A moisture detection system for activating a fog water collector is described.
29 fog water samples were collected during the summer of 2016 in Santa Cruz, CA.
On average the system was triggered 4.5 ± 3.3 hours after visibility reduction.
In previous years a relative humidity-only trigger method was employed.
Monomethylmercury concentrations in fog were independent of sampler trigger method.

ABSTRACT

A simple method of activating the Caltech Active Strand Cloud-water Collector (CASCC) is described. This system detected the onset of wet deposition events associated with the advection of marine stratus clouds using an optical rain sensor (ORS) and a standard passive fog collector (SFC) in combination with a relative humidity threshold. The system was deployed on a rooftop between May 10 and September 20, 2016 (134 days) at the University of California, Santa Cruz, six km from Pacific Ocean, at 240 m elevation. Twenty-nine fog water samples (daily mean volume = 174 ± 71 mL) were collected for the purposes of quantifying the concentration of monomethylmercury (MMHg) and its possible marine origins. For 20 days during the study, a visibility sensor (VS) was collocated with the ORS and both sensors detected 7 fog events.
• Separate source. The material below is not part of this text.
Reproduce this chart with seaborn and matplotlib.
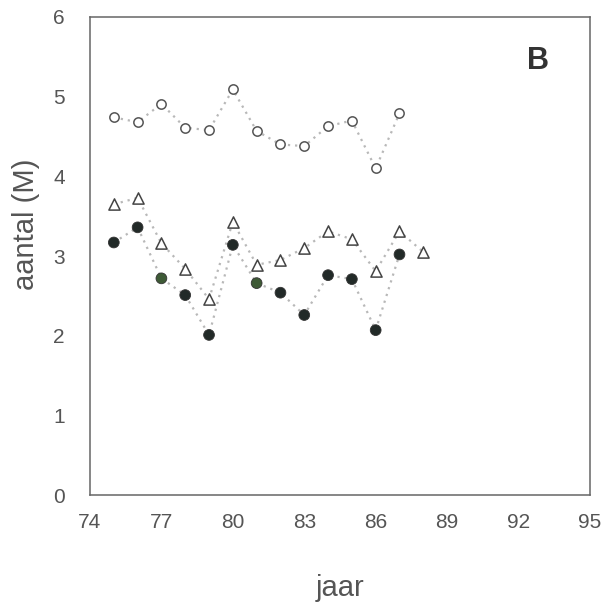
import matplotlib
matplotlib.use("Agg")
import matplotlib.pyplot as plt
import seaborn as sns
import pandas as pd

# data
years_open = [75, 76, 77, 78, 79, 80, 81, 82, 83, 84, 85, 86, 87]
open_circle = [4.74, 4.68, 4.91, 4.61, 4.58, 5.09, 4.57, 4.40, 4.38, 4.63, 4.70, 4.10, 4.79]

years_tri = [75, 76, 77, 78, 79, 80, 81, 82, 83, 84, 85, 86, 87, 88]
triangle = [3.65, 3.73, 3.16, 2.84, 2.46, 3.43, 2.89, 2.95, 3.10, 3.31, 3.21, 2.81, 3.31, 3.05]

years_fill = [75, 76, 77, 78, 79, 80, 81, 82, 83, 84, 85, 86, 87]
filled_circle = [3.17, 3.36, 2.72, 2.51, 2.01, 3.14, 2.66, 2.54, 2.26, 2.76, 2.71, 2.07, 3.02]
filled_tint = ["d", "d", "g", "d", "d", "d", "g", "d", "d", "d", "d", "d", "d"]

x_ticks = [74, 77, 80, 83, 86, 89, 92, 95]
y_ticks = [0, 1, 2, 3, 4, 5, 6]

sns.set_style("white")
plt.rcParams["font.family"] = ["Liberation Sans", "DejaVu Sans"]

fig = plt.figure(figsize=(6.06, 6.06), dpi=100)
ax = fig.add_axes([0.1485, 0.183, 0.825, 0.789])

line_kw = dict(color="#b8b8b8", linestyle=(0, (1, 2.2)), linewidth=1.6, legend=False)
sns.lineplot(x=years_open, y=open_circle, ax=ax, **line_kw)
sns.lineplot(x=years_tri, y=triangle, ax=ax, **line_kw)
sns.lineplot(x=years_fill, y=filled_circle, ax=ax, **line_kw)

sns.scatterplot(x=years_open, y=open_circle, ax=ax, marker="o", s=45,
                facecolor="white", edgecolor="#555555", linewidth=1.1, zorder=3)
sns.scatterplot(x=years_tri, y=triangle, ax=ax, marker="^", s=65,
                facecolor="white", edgecolor="#444444", linewidth=1.1, zorder=3)
df_fill = pd.DataFrame({"jaar": years_fill, "aantal": filled_circle, "tint": filled_tint})
sns.scatterplot(data=df_fill, x="jaar", y="aantal", hue="tint",
                palette={"d": "#222a28", "g": "#3e5a36"}, ax=ax, marker="o", s=60,
                edgecolor="#333333", linewidth=0.6, zorder=3, legend=False)

ax.set_xlim(74, 95)
ax.set_ylim(0, 6)
ax.set_xticks(x_ticks)
ax.set_yticks(y_ticks)
ax.set_xticklabels([str(t) for t in x_ticks])
ax.set_yticklabels([str(t) for t in y_ticks])
ax.tick_params(axis="both", direction="in", length=8, width=1, color="#666666",
               labelsize=15, labelcolor="#555555")
ax.tick_params(axis="x", pad=13)
ax.tick_params(axis="y", pad=18)

for sp in ax.spines.values():
    sp.set_visible(True)
    sp.set_color("#666666")
    sp.set_linewidth(1.1)

ax.set_xlabel("jaar", fontsize=21, color="#555555", labelpad=30)
ax.set_ylabel("aantal (M)", fontsize=21, color="#555555")
ax.yaxis.set_label_coords(-0.1, 0.567)

ax.text(92.8, 5.45, "B", fontsize=22, fontweight="bold", color="#333333",
        ha="center", va="center")

fig.savefig("out.png", dpi=100)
The ORS detected 2 additional marine stratus drizzle events missed by the VS. The start time of the events detected by the ORS was delayed relative to the onset of visibility reduction in 6 of 7 events by 4.5 ± 3.3 hours. Low wind speeds at night at this location limited the wet deposition to the SFC. Average CASCC sampling time during these events was 6.2 ± 2.8 hours and 4 liquid samples were obtained (80 to > 275 mL). As a comparison, fog water collections at UCSC during the fog seasons of 2014 and 2015 yielded 35 and 12 samples, respectively using a trigger based on relative humidity (RH) and sampling times of > 12 h per day. The main benefit of triggering with the ORS in 2016 was to cut in half the sampling time without loss of sample collection volume. Mean MMHg concentrations between the 3 years were not significantly different suggesting that the SFC/ORS triggering system is appropriate for use at multiple fog collection sites simultaneously.

Keywords: Fog water collector; Activation mechanism; Visibility; Moisture detection; Deposition; Mercury.